» Instruction
Begin at the top of the entries below and write out every line through the one containing "plt.rcParams['font.family'] = ['Liberation", excluding pictures.

** Start Dataset **

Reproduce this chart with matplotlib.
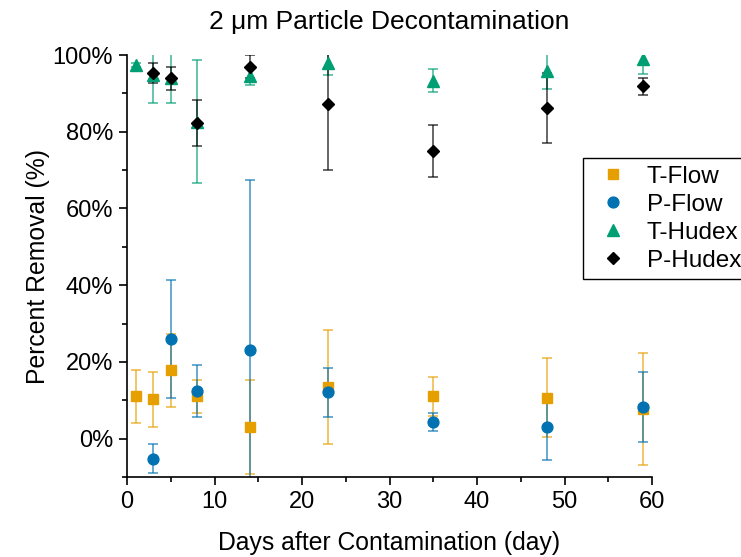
import matplotlib
matplotlib.use("Agg")
import matplotlib.pyplot as plt
from matplotlib.ticker import MultipleLocator, FuncFormatter

plt.rcParams['font.family'] = ['Liberation Sans', 'DejaVu Sans']

# ---- data ----
tflow_days = [1, 3, 5, 8, 14, 23, 35, 48, 59]
tflow_val = [11.0, 10.3, 17.8, 11.0, 3.1, 13.5, 11.0, 10.6, 7.6]
tflow_err = [7.0, 7.2, 9.5, 4.4, 12.3, 14.8, 5.0, 10.3, 14.6]

pflow_days = [3, 5, 8, 14, 23, 35, 48, 59]
pflow_val = [-5.2, 26.0, 12.5, 23.2, 12.1, 4.4, 3.0, 8.2]
pflow_err = [3.7, 15.3, 6.8, 44.2, 6.4, 2.3, 8.5, 9.1]

thudex_days = [1, 3, 5, 8, 14, 23, 35, 48, 59]
thudex_val = [97.4, 94.8, 94.0, 82.6, 94.5, 98.0, 93.3, 95.7, 99.0]
thudex_err = [0.6, 7.4, 6.6, 16.0, 2.2, 3.1, 3.0, 4.5, 4.0]

phudex_days = [3, 5, 8, 14, 23, 35, 48, 59]
phudex_val = [95.2, 93.9, 82.3, 96.9, 87.1, 75.0, 86.2, 91.8]
phudex_err = [2.6, 3.0, 6.0, 3.0, 17.2, 6.8, 9.2, 2.3]

series = [
    ("T-Flow", tflow_days, tflow_val, tflow_err, "#E69F00", "s", 6.8),
    ("P-Flow", pflow_days, pflow_val, pflow_err, "#0072B2", "o", 7.8),
    ("T-Hudex", thudex_days, thudex_val, thudex_err, "#009E73", "^", 8.5),
    ("P-Hudex", phudex_days, phudex_val, phudex_err, "#000000", "D", 6.3),
]

fig = plt.figure(figsize=(7.41, 5.57), dpi=100)
ax = fig.add_axes([127/741, 1 - 477/557, (652 - 127)/741, (477 - 55)/557])

handles = []
for name, d, v, e, c, m, ms in series:
    ax.errorbar(d, v, yerr=e, fmt="none", ecolor=c, elinewidth=1.4,
                capsize=3.6, capthick=1.4, alpha=0.6, zorder=2)
    h = ax.plot(d, v, linestyle="none", marker=m, color=c, markersize=ms,
                label=name, zorder=3)[0]
    handles.append(h)

ax.set_xlim(0, 60)
ax.set_ylim(-10, 100)
ax.xaxis.set_major_locator(MultipleLocator(10))
ax.xaxis.set_minor_locator(MultipleLocator(5))
ax.yaxis.set_major_locator(MultipleLocator(20))
ax.yaxis.set_minor_locator(MultipleLocator(10))
ax.yaxis.set_major_formatter(FuncFormatter(lambda y, p: f"{y:.0f}%"))
ax.tick_params(which="major", direction="out", length=6, width=1.2, labelsize=17, pad=4)
ax.tick_params(which="minor", direction="out", length=3.5, width=1.2)
for s in ["top", "right"]:
    ax.spines[s].set_visible(False)
for s in ["left", "bottom"]:
    ax.spines[s].set_linewidth(1.2)

ax.set_xlabel("Days after Contamination (day)", fontsize=17.8, labelpad=13)
ax.set_ylabel("Percent Removal (%)", fontsize=17.8, labelpad=2)
ax.set_title("2 \u03bcm Particle Decontamination", fontsize=19, pad=19)

leg = fig.legend(handles=handles, loc="upper left",
                 bbox_to_anchor=(582.7/741, 1 - 158.3/557),
                 fontsize=17.5, frameon=True, fancybox=False,
                 edgecolor="black", framealpha=1, borderpad=0.3,
                 labelspacing=0.25, handletextpad=0.43, handlelength=1.9,
                 borderaxespad=0)
leg.get_frame().set_linewidth(1.0)

fig.savefig("out.png", dpi=100)
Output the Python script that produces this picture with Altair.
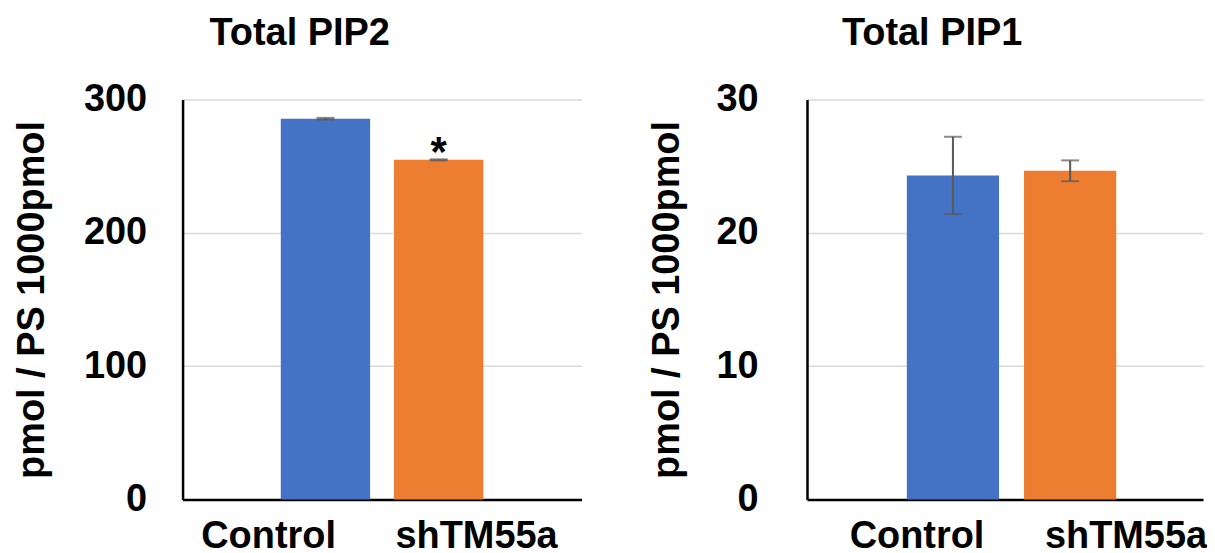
import altair as alt
import pandas as pd

groups = ["Control", "shTM55a"]
colors = ["#4472C4", "#ED7D31"]

pip2_mean = [285.6, 254.7]
pip2_err = [0.6, 0.4]
pip2_note = ["", "*"]

pip1_mean = [24.3, 24.65]
pip1_err = [2.9, 0.78]
pip1_note = ["", ""]

FONT = "Liberation Sans"
FS = 38


def panel(title, mean, err, note, ymax, yticks, width, p_in, p_out, align,
          title_dx, lab_off, ylab_pad, ytitle_pad):
    df = pd.DataFrame({
        "group": groups,
        "mean": mean,
        "lo": [m - e for m, e in zip(mean, err)],
        "hi": [m + e for m, e in zip(mean, err)],
        "note": note,
    })
    x = alt.X(
        "group:N", sort=groups,
        scale=alt.Scale(paddingInner=p_in, paddingOuter=p_out, align=align),
        axis=alt.Axis(
            title=None, labelAngle=0, labelFont=FONT, labelFontSize=FS,
            labelFontWeight="bold", labelColor="black", labelPadding=18,
            ticks=False, tickSize=0, domainColor="black", domainWidth=2.5,
            grid=False,
            labelOffset={"condition": {"test": "datum.value === 'Control'",
                                       "value": lab_off[0]},
                         "value": lab_off[1]},
        ),
    )
    yscale = alt.Scale(domain=[0, ymax], nice=False)
    y = alt.Y(
        "mean:Q", scale=yscale,
        axis=alt.Axis(
            title="pmol / PS 1000pmol", titleFont=FONT, titleFontSize=FS,
            titleFontWeight="bold", titleColor="black", titlePadding=ytitle_pad,
            labelFont=FONT, labelFontSize=FS, labelFontWeight="bold",
            labelColor="black", labelPadding=ylab_pad, ticks=False, tickSize=0,
            values=yticks, domainColor="black", domainWidth=2.5,
            gridColor="#D9D9D9", gridWidth=1.5,
        ),
    )
    base = alt.Chart(df)
    bars = base.mark_bar().encode(
        x=x, y=y,
        color=alt.Color("group:N", sort=groups,
                        scale=alt.Scale(domain=groups, range=colors),
                        legend=None),
    )
    rule = base.mark_rule(color="#595959", strokeWidth=2).encode(
        x=alt.X("group:N", sort=groups), y=alt.Y("lo:Q", scale=yscale), y2="hi:Q")
    cap_lo = base.mark_tick(color="#595959", size=18, thickness=2).encode(
        x=alt.X("group:N", sort=groups), y=alt.Y("lo:Q", scale=yscale))
    cap_hi = base.mark_tick(color="#595959", size=18, thickness=2).encode(
        x=alt.X("group:N", sort=groups), y=alt.Y("hi:Q", scale=yscale))
    txt = base.mark_text(font=FONT, fontSize=42, fontWeight="bold",
                         color="black", baseline="alphabetic", dy=7).encode(
        x=alt.X("group:N", sort=groups), y=alt.Y("hi:Q", scale=yscale),
        text="note:N")
    return alt.layer(bars, rule, cap_lo, cap_hi, txt).properties(
        width=width, height=401,
        title=alt.TitleParams(title, anchor="start", frame="group", dx=title_dx,
                              font=FONT, fontSize=FS, fontWeight="bold",
                              color="black", baseline="alphabetic", offset=-2),
    )


left = panel("Total PIP2", pip2_mean, pip2_err, pip2_note, 300,
             [0, 100, 200, 300], 400, 0.211, 0.8675, 0.5, 27, (-57, 38), 36, 32)
right = panel("Total PIP1", pip1_mean, pip1_err, pip1_note, 30,
              [0, 10, 20, 30], 397, 0.213, 0.796, 0.535, 35, (-36, 56), 49, 30)

chart = alt.hconcat(left, right, spacing=66).properties(
    padding={"left": 5, "top": 6, "right": 0, "bottom": 0}
).configure_view(stroke=None)

chart.save("out.html", embed_options={"renderer": "svg", "actions": False})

** End Dataset **

» Output below
Reproduce this chart with matplotlib.
import matplotlib
matplotlib.use("Agg")
import matplotlib.pyplot as plt
from matplotlib.ticker import MultipleLocator, FuncFormatter

plt.rcParams['font.family'] = ['Liberation Sans', 'DejaVu Sans']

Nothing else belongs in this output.